BEGIN
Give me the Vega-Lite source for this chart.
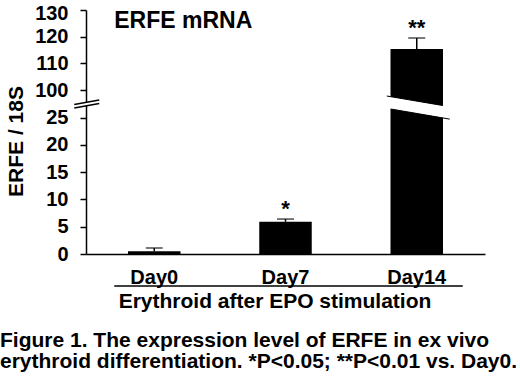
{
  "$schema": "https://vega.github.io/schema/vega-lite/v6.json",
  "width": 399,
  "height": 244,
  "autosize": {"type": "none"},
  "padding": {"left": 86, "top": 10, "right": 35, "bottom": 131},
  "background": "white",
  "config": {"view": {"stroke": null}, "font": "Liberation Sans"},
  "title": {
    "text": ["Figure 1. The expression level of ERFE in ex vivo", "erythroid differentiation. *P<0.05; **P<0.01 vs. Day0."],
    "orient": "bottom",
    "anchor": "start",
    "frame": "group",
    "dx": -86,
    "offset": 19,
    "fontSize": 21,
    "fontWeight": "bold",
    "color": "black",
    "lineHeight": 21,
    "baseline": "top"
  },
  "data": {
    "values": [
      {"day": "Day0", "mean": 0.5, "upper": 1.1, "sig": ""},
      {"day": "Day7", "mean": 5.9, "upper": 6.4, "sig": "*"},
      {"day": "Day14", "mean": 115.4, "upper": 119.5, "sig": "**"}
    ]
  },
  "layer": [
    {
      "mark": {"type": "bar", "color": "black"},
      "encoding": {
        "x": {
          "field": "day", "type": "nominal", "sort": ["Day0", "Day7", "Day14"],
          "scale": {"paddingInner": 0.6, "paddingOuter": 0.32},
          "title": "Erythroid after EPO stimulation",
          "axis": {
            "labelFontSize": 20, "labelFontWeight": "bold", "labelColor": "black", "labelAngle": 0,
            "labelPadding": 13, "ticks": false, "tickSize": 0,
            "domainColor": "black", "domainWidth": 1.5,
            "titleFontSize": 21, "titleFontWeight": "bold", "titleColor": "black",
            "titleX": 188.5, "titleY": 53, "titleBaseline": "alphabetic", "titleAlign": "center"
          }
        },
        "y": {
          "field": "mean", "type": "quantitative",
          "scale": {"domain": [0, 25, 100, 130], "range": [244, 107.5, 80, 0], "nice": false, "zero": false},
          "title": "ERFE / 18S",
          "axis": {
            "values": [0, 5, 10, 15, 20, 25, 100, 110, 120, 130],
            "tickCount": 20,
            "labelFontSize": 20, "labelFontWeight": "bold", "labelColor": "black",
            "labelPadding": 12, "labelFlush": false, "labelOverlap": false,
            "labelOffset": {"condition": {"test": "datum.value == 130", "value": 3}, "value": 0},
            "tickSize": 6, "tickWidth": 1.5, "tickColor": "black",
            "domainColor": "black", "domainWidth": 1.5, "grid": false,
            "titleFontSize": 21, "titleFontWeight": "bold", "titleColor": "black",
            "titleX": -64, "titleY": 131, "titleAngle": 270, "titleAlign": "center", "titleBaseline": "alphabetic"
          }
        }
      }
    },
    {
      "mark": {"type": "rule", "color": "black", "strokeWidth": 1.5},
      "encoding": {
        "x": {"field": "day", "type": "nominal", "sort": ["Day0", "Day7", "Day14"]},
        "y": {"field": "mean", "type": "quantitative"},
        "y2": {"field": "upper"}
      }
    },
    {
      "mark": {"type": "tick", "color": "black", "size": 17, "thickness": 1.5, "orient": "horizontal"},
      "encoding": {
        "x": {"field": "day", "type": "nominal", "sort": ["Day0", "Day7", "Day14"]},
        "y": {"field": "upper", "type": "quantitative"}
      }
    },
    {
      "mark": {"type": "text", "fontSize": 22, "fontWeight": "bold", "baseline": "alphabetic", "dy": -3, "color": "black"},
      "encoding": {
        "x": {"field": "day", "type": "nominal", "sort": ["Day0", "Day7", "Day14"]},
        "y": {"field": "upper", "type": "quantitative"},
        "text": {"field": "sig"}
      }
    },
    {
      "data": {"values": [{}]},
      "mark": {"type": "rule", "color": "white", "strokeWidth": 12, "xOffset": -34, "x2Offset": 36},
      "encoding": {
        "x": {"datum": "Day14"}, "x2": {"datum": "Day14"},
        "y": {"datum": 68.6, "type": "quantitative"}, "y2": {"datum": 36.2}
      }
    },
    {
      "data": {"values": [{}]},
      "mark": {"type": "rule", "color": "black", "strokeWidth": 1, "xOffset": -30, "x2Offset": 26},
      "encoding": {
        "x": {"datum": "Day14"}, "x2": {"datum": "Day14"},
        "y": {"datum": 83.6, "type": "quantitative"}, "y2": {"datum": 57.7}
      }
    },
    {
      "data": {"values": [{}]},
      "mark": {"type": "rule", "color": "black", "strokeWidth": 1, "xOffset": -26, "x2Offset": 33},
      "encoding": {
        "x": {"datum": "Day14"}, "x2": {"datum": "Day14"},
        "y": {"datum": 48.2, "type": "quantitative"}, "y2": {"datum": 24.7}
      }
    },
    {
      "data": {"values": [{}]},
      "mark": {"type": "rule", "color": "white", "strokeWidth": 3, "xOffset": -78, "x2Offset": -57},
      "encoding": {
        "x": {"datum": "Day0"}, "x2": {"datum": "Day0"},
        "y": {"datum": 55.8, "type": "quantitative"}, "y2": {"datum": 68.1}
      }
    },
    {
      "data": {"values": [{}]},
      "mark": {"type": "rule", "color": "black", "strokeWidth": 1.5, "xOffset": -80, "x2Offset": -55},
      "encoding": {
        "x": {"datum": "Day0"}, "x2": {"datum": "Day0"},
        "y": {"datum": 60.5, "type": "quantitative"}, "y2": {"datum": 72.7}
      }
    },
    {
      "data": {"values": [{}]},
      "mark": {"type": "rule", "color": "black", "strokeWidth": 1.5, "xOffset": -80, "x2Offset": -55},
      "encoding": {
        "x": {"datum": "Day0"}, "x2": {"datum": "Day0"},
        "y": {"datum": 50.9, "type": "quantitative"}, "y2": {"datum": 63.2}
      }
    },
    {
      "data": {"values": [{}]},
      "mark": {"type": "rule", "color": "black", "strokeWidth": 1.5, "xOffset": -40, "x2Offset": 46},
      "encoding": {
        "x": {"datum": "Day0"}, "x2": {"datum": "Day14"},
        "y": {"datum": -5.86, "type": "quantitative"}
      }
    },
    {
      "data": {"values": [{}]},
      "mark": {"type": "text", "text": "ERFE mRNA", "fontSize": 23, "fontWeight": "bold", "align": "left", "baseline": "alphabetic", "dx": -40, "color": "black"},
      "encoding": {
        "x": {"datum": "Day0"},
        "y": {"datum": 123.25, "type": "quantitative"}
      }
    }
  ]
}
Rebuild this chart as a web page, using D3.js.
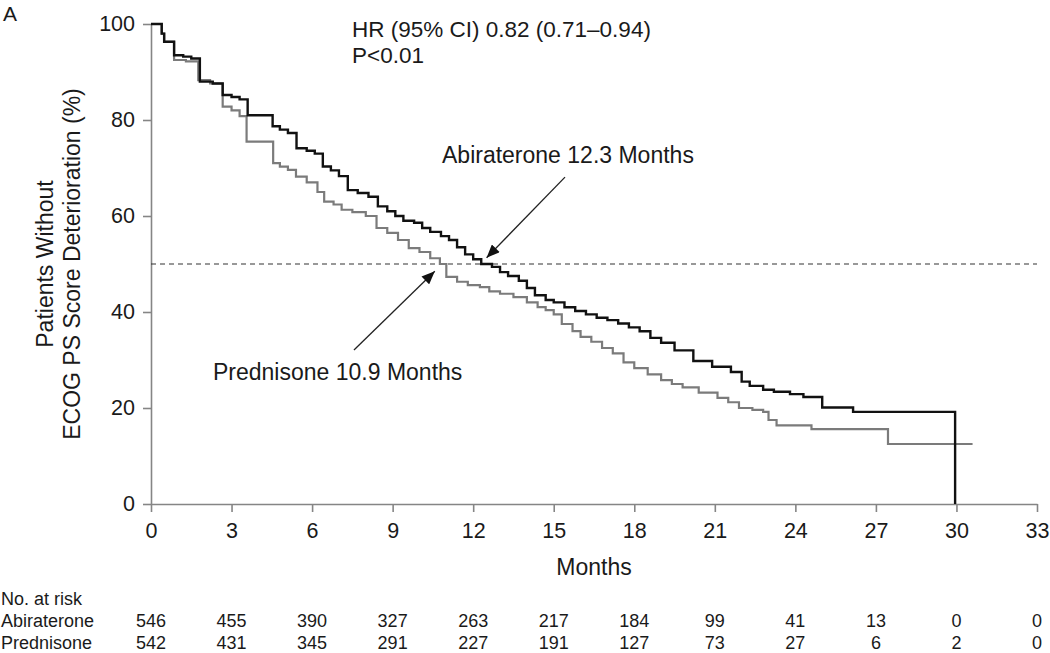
END
Every line should be retyped exactly, with the pictures omitted.

- _Answer for the task_
Give me the Vega-Lite source for this chart.
{
  "$schema": "https://vega.github.io/schema/vega-lite/v6.json",
  "width": 399,
  "height": 244,
  "autosize": {"type": "none"},
  "padding": {"left": 86, "top": 10, "right": 35, "bottom": 131},
  "background": "white",
  "config": {"view": {"stroke": null}, "font": "Liberation Sans"},
  "title": {
    "text": ["Figure 1. The expression level of ERFE in ex vivo", "erythroid differentiation. *P<0.05; **P<0.01 vs. Day0."],
    "orient": "bottom",
    "anchor": "start",
    "frame": "group",
    "dx": -86,
    "offset": 19,
    "fontSize": 21,
    "fontWeight": "bold",
    "color": "black",
    "lineHeight": 21,
    "baseline": "top"
  },
  "data": {
    "values": [
      {"day": "Day0", "mean": 0.5, "upper": 1.1, "sig": ""},
      {"day": "Day7", "mean": 5.9, "upper": 6.4, "sig": "*"},
      {"day": "Day14", "mean": 115.4, "upper": 119.5, "sig": "**"}
    ]
  },
  "layer": [
    {
      "mark": {"type": "bar", "color": "black"},
      "encoding": {
        "x": {
          "field": "day", "type": "nominal", "sort": ["Day0", "Day7", "Day14"],
          "scale": {"paddingInner": 0.6, "paddingOuter": 0.32},
          "title": "Erythroid after EPO stimulation",
          "axis": {
            "labelFontSize": 20, "labelFontWeight": "bold", "labelColor": "black", "labelAngle": 0,
            "labelPadding": 13, "ticks": false, "tickSize": 0,
            "domainColor": "black", "domainWidth": 1.5,
            "titleFontSize": 21, "titleFontWeight": "bold", "titleColor": "black",
            "titleX": 188.5, "titleY": 53, "titleBaseline": "alphabetic", "titleAlign": "center"
          }
        },
        "y": {
          "field": "mean", "type": "quantitative",
          "scale": {"domain": [0, 25, 100, 130], "range": [244, 107.5, 80, 0], "nice": false, "zero": false},
          "title": "ERFE / 18S",
          "axis": {
            "values": [0, 5, 10, 15, 20, 25, 100, 110, 120, 130],
            "tickCount": 20,
            "labelFontSize": 20, "labelFontWeight": "bold", "labelColor": "black",
            "labelPadding": 12, "labelFlush": false, "labelOverlap": false,
            "labelOffset": {"condition": {"test": "datum.value == 130", "value": 3}, "value": 0},
            "tickSize": 6, "tickWidth": 1.5, "tickColor": "black",
            "domainColor": "black", "domainWidth": 1.5, "grid": false,
            "titleFontSize": 21, "titleFontWeight": "bold", "titleColor": "black",
            "titleX": -64, "titleY": 131, "titleAngle": 270, "titleAlign": "center", "titleBaseline": "alphabetic"
          }
        }
      }
    },
    {
      "mark": {"type": "rule", "color": "black", "strokeWidth": 1.5},
      "encoding": {
        "x": {"field": "day", "type": "nominal", "sort": ["Day0", "Day7", "Day14"]},
        "y": {"field": "mean", "type": "quantitative"},
        "y2": {"field": "upper"}
      }
    },
    {
      "mark": {"type": "tick", "color": "black", "size": 17, "thickness": 1.5, "orient": "horizontal"},
      "encoding": {
        "x": {"field": "day", "type": "nominal", "sort": ["Day0", "Day7", "Day14"]},
        "y": {"field": "upper", "type": "quantitative"}
      }
    },
    {
      "mark": {"type": "text", "fontSize": 22, "fontWeight": "bold", "baseline": "alphabetic", "dy": -3, "color": "black"},
      "encoding": {
        "x": {"field": "day", "type": "nominal", "sort": ["Day0", "Day7", "Day14"]},
        "y": {"field": "upper", "type": "quantitative"},
        "text": {"field": "sig"}
      }
    },
    {
      "data": {"values": [{}]},
      "mark": {"type": "rule", "color": "white", "strokeWidth": 12, "xOffset": -34, "x2Offset": 36},
      "encoding": {
        "x": {"datum": "Day14"}, "x2": {"datum": "Day14"},
        "y": {"datum": 68.6, "type": "quantitative"}, "y2": {"datum": 36.2}
      }
    },
    {
      "data": {"values": [{}]},
      "mark": {"type": "rule", "color": "black", "strokeWidth": 1, "xOffset": -30, "x2Offset": 26},
      "encoding": {
        "x": {"datum": "Day14"}, "x2": {"datum": "Day14"},
        "y": {"datum": 83.6, "type": "quantitative"}, "y2": {"datum": 57.7}
      }
    },
    {
      "data": {"values": [{}]},
      "mark": {"type": "rule", "color": "black", "strokeWidth": 1, "xOffset": -26, "x2Offset": 33},
      "encoding": {
        "x": {"datum": "Day14"}, "x2": {"datum": "Day14"},
        "y": {"datum": 48.2, "type": "quantitative"}, "y2": {"datum": 24.7}
      }
    },
    {
      "data": {"values": [{}]},
      "mark": {"type": "rule", "color": "white", "strokeWidth": 3, "xOffset": -78, "x2Offset": -57},
      "encoding": {
        "x": {"datum": "Day0"}, "x2": {"datum": "Day0"},
        "y": {"datum": 55.8, "type": "quantitative"}, "y2": {"datum": 68.1}
      }
    },
    {
      "data": {"values": [{}]},
      "mark": {"type": "rule", "color": "black", "strokeWidth": 1.5, "xOffset": -80, "x2Offset": -55},
      "encoding": {
        "x": {"datum": "Day0"}, "x2": {"datum": "Day0"},
        "y": {"datum": 60.5, "type": "quantitative"}, "y2": {"datum": 72.7}
      }
    },
    {
      "data": {"values": [{}]},
      "mark": {"type": "rule", "color": "black", "strokeWidth": 1.5, "xOffset": -80, "x2Offset": -55},
      "encoding": {
        "x": {"datum": "Day0"}, "x2": {"datum": "Day0"},
        "y": {"datum": 50.9, "type": "quantitative"}, "y2": {"datum": 63.2}
      }
    },
    {
      "data": {"values": [{}]},
      "mark": {"type": "rule", "color": "black", "strokeWidth": 1.5, "xOffset": -40, "x2Offset": 46},
      "encoding": {
        "x": {"datum": "Day0"}, "x2": {"datum": "Day14"},
        "y": {"datum": -5.86, "type": "quantitative"}
      }
    },
    {
      "data": {"values": [{}]},
      "mark": {"type": "text", "text": "ERFE mRNA", "fontSize": 23, "fontWeight": "bold", "align": "left", "baseline": "alphabetic", "dx": -40, "color": "black"},
      "encoding": {
        "x": {"datum": "Day0"},
        "y": {"datum": 123.25, "type": "quantitative"}
      }
    }
  ]
}
Rebuild this chart as a web page, using D3.js.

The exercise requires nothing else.